Una settimana fa, i senatori e i deputati del Movimento 5 Stelle hanno presentato in maniera trionfale la bozza di legge sul reddito di cittadinanza, principale cavallo di battaglia nell’ultima campagna elettorale del movimento. La loro gioia, tuttavia, è durata solo poche ore.
A frenare l’azione dei grillini e i loro irrefrenabili entusiasmi è stato, ancora una volta, l’intervento del braccio destro di Beppe Grillo, Gianroberto Casaleggio. All’onnipresente guru del M5S, infatti, non sarebbe andata giù la decisione dei pentastellati di fissare in 600 euro al mese la quota da erogare a “tutti i soggetti che hanno compiuto i diciotto anni di età, sono residenti sul territorio nazionale, e percepiscono un reddito netto annuo inferiore a 7200 euro”.
Anziché i 600 euro previsti dalla bozza, Casaleggio vorrebbe che la quota raggiungesse i 1000 euro al mese, in linea con quanto proposto durante la campagna elettorale, e per questo motivo avrebbe immediatamente alzato la cornetta e richiamato i propri “distratti” seguaci.
Una vera e propria frattura interna (l’ennesima), che ha costretto i senatori grillini a rinviare la conferenza stampa di presentazione ufficiale della proposta di legge. Segnali di malumore, per di più, hanno cominciato ad emergere anche dalla base del movimento, così irritata dalla marcia indietro dei propri rappresentanti da prefigurare lo sviluppo di un dibattito molto acceso sulle modifiche alla proposta di legge.
La vera novità della legge sul reddito di cittadinanza, infatti, è rappresentata dall’uso di una piattaforma virtuale, lanciata poche settimane fa da Grillo, in cui – come hanno dichiarato con fierezza i parlamentari stellati – “decine di migliaia di cittadini potranno avanzare proposte, critiche e modifiche migliorando la legge”. Dopo “questo processo di discussione democratica e diretta dal basso e in Rete”, la legge verrà ufficialmente depositata in Parlamento da parte dei portavoce del M5S.
L’esperimento di democrazia elettronica avviato da Grillo e Casaleggio, tuttavia, rischia seriamente di andare incontro agli inesorabili limiti che – in mancanza di una reale consapevolezza della complessità dei fenomeni sui quali si sta facendo affidamento – caratterizzano questo genere di attività deliberative partecipative.

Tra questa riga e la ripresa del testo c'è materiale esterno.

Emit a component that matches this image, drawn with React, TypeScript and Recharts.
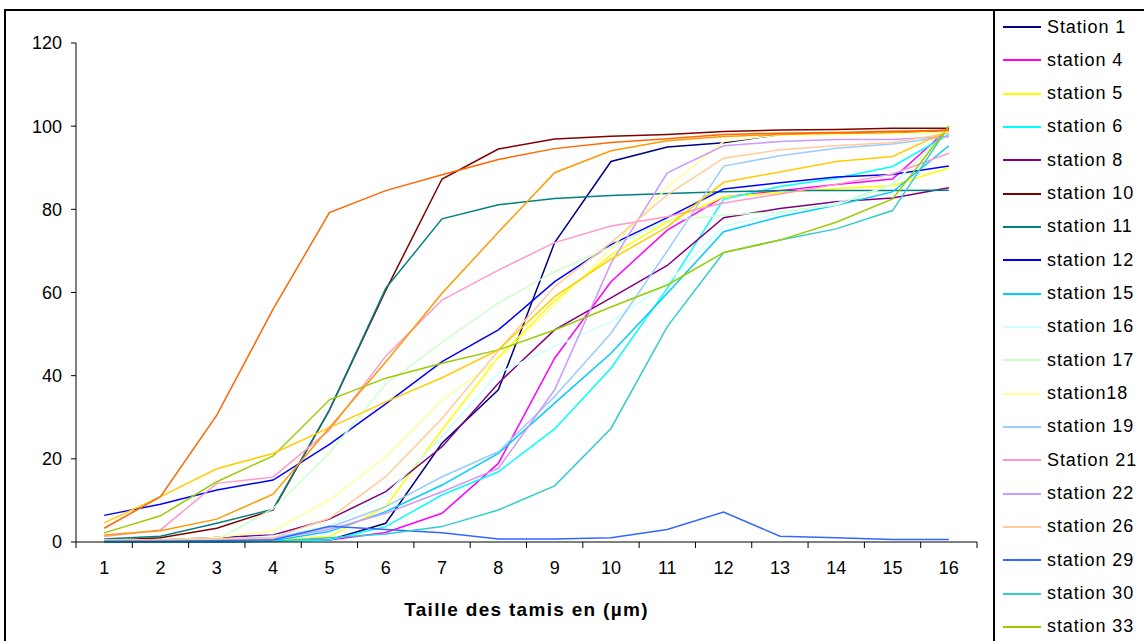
import { LineChart, Line, XAxis, YAxis } from 'recharts';

// sieve sizes (categories on the x axis)
const sizes = [1, 2, 3, 4, 5, 6, 7, 8, 9, 10, 11, 12, 13, 14, 15, 16];
const xTicks = [0.5, 1.5, 2.5, 3.5, 4.5, 5.5, 6.5, 7.5, 8.5, 9.5, 10.5, 11.5, 12.5, 13.5, 14.5, 15.5, 16.5];
const yTicks = [0, 20, 40, 60, 80, 100, 120];

// cumulative % per station
const station1 = [0.3, 0.3, 0.4, 0.4, 0.5, 4.5, 23.8, 36.6, 72, 91.5, 95, 96, 98, 98.3, 98.5, 99];
const station4 = [0.2, 0.2, 0.3, 0.4, 0.5, 2.3, 6.9, 18.9, 44.2, 62.6, 75, 83, 84.5, 86, 87.3, 99.5];
const station5 = [0.2, 0.2, 0.3, 0.4, 1.3, 8.5, 27, 44.4, 58, 69, 77, 83, 84, 85, 85.7, 90];
const station6 = [0, 0, 0, 0.2, 0.5, 3.7, 11.3, 16.9, 27.2, 41.8, 61, 82.4, 85.5, 87.5, 90.3, 98];
const station8 = [0.3, 0.5, 1.1, 1.7, 5.5, 12.1, 22.9, 38.2, 51, 58.7, 66.5, 78, 80.2, 81.8, 82.7, 85.2];
const station10 = [0.3, 1, 3.3, 7.7, 31.7, 60.5, 87.3, 94.5, 96.9, 97.6, 98, 98.7, 99.1, 99.2, 99.5, 99.5];
const station11 = [0.7, 1.4, 4.5, 7.9, 31.7, 61, 77.7, 81.1, 82.6, 83.3, 83.8, 84.2, 84.5, 84.5, 84.5, 84.6];
const station12 = [6.4, 9.1, 12.5, 14.9, 23.5, 33.2, 43.4, 51, 62.6, 71.5, 78, 84.9, 86.4, 87.8, 88.4, 90.4];
const station15 = [0, 0, 0.2, 0.3, 2.5, 7.3, 13.7, 21.3, 33.4, 45.4, 59.8, 74.6, 78.2, 81, 84.2, 95.3];
const station16 = [0.3, 0.3, 0.5, 1.5, 3.7, 11.3, 25.3, 40.6, 47, 53, 62.2, 76, 79, 81.5, 86, 99];
const station17 = [0.2, 0.3, 0.5, 8, 21.4, 38, 48, 57.5, 65, 71, 77.4, 78.6, 79.4, 81, 86, 99];
const station18 = [0.3, 0.5, 1.1, 2.7, 10.1, 20.5, 34.1, 44, 57, 70.6, 85.3, 96.3, 97.9, 98, 98.2, 98.5];
const station19 = [0.5, 0.5, 0.8, 1, 3.5, 8.5, 15.7, 21.7, 35, 50.2, 70, 90.4, 92.9, 94.7, 95.7, 97.5];
const station21 = [1.3, 2.9, 14.1, 15.6, 26.9, 44.7, 58.2, 65.4, 72, 76, 78.2, 81.5, 83.7, 86, 88.5, 93.5];
const station22 = [0.5, 0.5, 0.5, 0.8, 3, 6.9, 12.1, 17.7, 36.6, 67, 88.8, 95.3, 96.3, 96.8, 96.8, 97.5];
const station26 = [0.5, 0.5, 0.7, 1, 5.7, 15.7, 29.7, 46, 61.4, 72, 83.5, 92.3, 94.3, 95.3, 96.1, 98.3];
const station29 = [0.2, 0.2, 0.3, 0.5, 3.8, 3, 2.2, 0.7, 0.7, 1, 3, 7.2, 1.4, 1, 0.6, 0.6];
const station30 = [0, 0, 0, 0.2, 1, 1.9, 3.7, 7.7, 13.5, 27.3, 51.8, 69.6, 72.6, 75.3, 79.7, 100];
const station33 = [2.2, 6.3, 14.5, 20.7, 34.2, 39.4, 43, 46.2, 51, 56.5, 61.8, 69.6, 72.6, 76.9, 82.5, 100];
// the legend is cut off below station 33, these three are only seen as lines
const station34 = [4.6, 10.9, 17.6, 21.3, 27.5, 33.7, 39.5, 46.2, 59, 68, 75.8, 86.5, 89, 91.5, 92.7, 99];
const station35 = [1.7, 2.7, 5.5, 11.5, 27.5, 43.3, 59.8, 74.5, 88.8, 94.1, 96.5, 97.5, 98, 98.3, 98.5, 99];
const station36 = [3.3, 10.9, 30.5, 56, 79.2, 84.5, 88.3, 92, 94.6, 96.1, 97, 98, 98.3, 98.5, 98.8, 99];

const series = [
  { name: 'Station 1', color: '#000080', values: station1 },
  { name: 'station 4', color: '#FF00FF', values: station4 },
  { name: 'station 5', color: '#FFFF00', values: station5 },
  { name: 'station 6', color: '#00FFFF', values: station6 },
  { name: 'station 8', color: '#800080', values: station8 },
  { name: 'station 10', color: '#800000', values: station10 },
  { name: 'station 11', color: '#008080', values: station11 },
  { name: 'station 12', color: '#0000FF', values: station12 },
  { name: 'station 15', color: '#00CCFF', values: station15 },
  { name: 'station 16', color: '#CCFFFF', values: station16 },
  { name: 'station 17', color: '#CCFFCC', values: station17 },
  { name: 'station18', color: '#FFFF99', values: station18 },
  { name: 'station 19', color: '#99CCFF', values: station19 },
  { name: 'Station 21', color: '#FF99CC', values: station21 },
  { name: 'station 22', color: '#CC99FF', values: station22 },
  { name: 'station 26', color: '#FFCC99', values: station26 },
  { name: 'station 29', color: '#3366FF', values: station29 },
  { name: 'station 30', color: '#33CCCC', values: station30 },
  { name: 'station 33', color: '#99CC00', values: station33 },
  { name: 'station 34', color: '#FFCC00', values: station34 },
  { name: 'station 35', color: '#FF9900', values: station35 },
  { name: 'station 36', color: '#FF6600', values: station36 },
];
// only the first 19 entries fit in the visible legend box
const legendCount = 19;

const data = sizes.map((s, i) => {
  const row: Record<string, number> = { size: s };
  series.forEach((sr) => {
    row[sr.name] = sr.values[i];
  });
  return row;
});

const FONT = 'Arial, "Liberation Sans", sans-serif';
const CHART_W = 993;
const CHART_H = 641;
const Y_W = 76;
const M_RIGHT = 16;
const STEP = (CHART_W - Y_W - M_RIGHT) / sizes.length;

// labels sit between the boundary tick marks
const CategoryTick = (props: any) => {
  const { x, y, payload } = props;
  if (payload.value > sizes[sizes.length - 1]) return null;
  return (
    <text x={x + STEP / 2} y={y} dy="0.75em" textAnchor="middle" fontSize={18} fill="#000" fontFamily={FONT}>
      {payload.value + 0.5}
    </text>
  );
};

export default function App() {
  return (
    <div style={{ position: 'absolute', left: 0, top: 0, width: 1144, height: 641, overflow: 'hidden', background: '#fff', fontFamily: FONT }}>
      <div style={{ position: 'absolute', left: 4, top: 9, width: 1200, height: 700, borderLeft: '2px solid #000', borderTop: '2px solid #000' }} />
      <div style={{ position: 'absolute', left: 0, top: 0 }}>
        <LineChart width={CHART_W} height={CHART_H} data={data} margin={{ top: 43, right: M_RIGHT, left: 0, bottom: 0 }}>
          <XAxis
            dataKey="size"
            type="number"
            domain={[0.5, 16.5]}
            ticks={xTicks}
            interval={0}
            height={99}
            tickSize={6}
            tickMargin={12}
            stroke="#000"
            tick={<CategoryTick />}
            label={{ value: 'Taille des tamis en (µm)', position: 'insideBottom', offset: 25, style: { fontWeight: 'bold', fontSize: 19, letterSpacing: 1.3, fill: '#000', fontFamily: FONT } }}
          />
          <YAxis
            type="number"
            domain={[0, 120]}
            ticks={yTicks}
            width={Y_W}
            tickSize={5}
            tickMargin={9}
            stroke="#000"
            tick={{ fontSize: 18, fill: '#000', fontFamily: FONT }}
          />
          {series.map((sr) => (
            <Line
              key={sr.name}
              type="linear"
              dataKey={sr.name}
              stroke={sr.color}
              strokeWidth={1.5}
              dot={false}
              isAnimationActive={false}
            />
          ))}
        </LineChart>
      </div>
      <div style={{ position: 'absolute', left: 993, top: 9, width: 200, height: 800, borderLeft: '2px solid #000', borderTop: '2px solid #000', background: '#fff' }}>
        {series.slice(0, legendCount).map((sr, i) => (
          <div key={sr.name} style={{ position: 'absolute', left: 0, top: 2 + i * 33.33, height: 28, display: 'flex', alignItems: 'center' }}>
            <span style={{ display: 'inline-block', marginLeft: 8, width: 38, height: 2, background: sr.color }} />
            <span style={{ marginLeft: 6, fontSize: 18, letterSpacing: 0.9, color: '#000', whiteSpace: 'nowrap' }}>{sr.name}</span>
          </div>
        ))}
      </div>
    </div>
  );
}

Il principale problema nel caso in questione, per esempio, riguarda la copertura finanziaria dell’introduzione del reddito di cittadinanza. Un “dettaglio” non irrilevante, che ha già contribuito – e continua a contribuire – a mettere in imbarazzo i grillini.
Nonostante la cautela richiesta dalle difficoltà di bilancio che attanagliano il Paese, da Grillo e i suoi non è ancora pervenuta una segnalazione credibile delle risorse da recuperare per sostenere il costo dell’operazione, stimato in circa 30 miliardi di euro.
Non a caso le misure indicate dal M5S – taglio delle pensioni d’oro, azzeramento delle spese militari e Imu su immobili della Chiesa – sono stante definite “balle” dal viceministro dell’Economia Stefano Fassina, dal momento che porterebbero a raccogliere “al massimo 3,5-4 miliardi l’anno, circa un decimo di una prudente previsione di spesa per il reddito di cittadinanza”.
Il richiamo di Casaleggio e l’avvio dell’esperimento di democrazia elettronica rendono, da questo punto di vista, la faccenda ancora più complicata. Di fronte all’offensiva del guru della Rete, Alessio Villarosa, capogruppo a Montecitorio del M5S, ha infatti dichiarato che saranno gli attivisti a decidere l’ammontare del reddito di cittadinanza attraverso la discussione sulla piattaforma.
Una consultazione dagli esiti ovvi (cosa decideranno di “ricevere” gli italiani, 600 o 1000 euro?) e che, oltre a determinare un inevitabile e pericoloso incremento delle coperture necessarie (oscure nell’ipotesi di un reddito di 600 euro, figurarsi con 1000), pone forti dubbi sulla valenza deliberativa e dunque democratica dell’intero esperimento, che conduce il dibattito politico su un piano superficiale e fortemente emotivo, con evidenti rischi di derive demagogiche.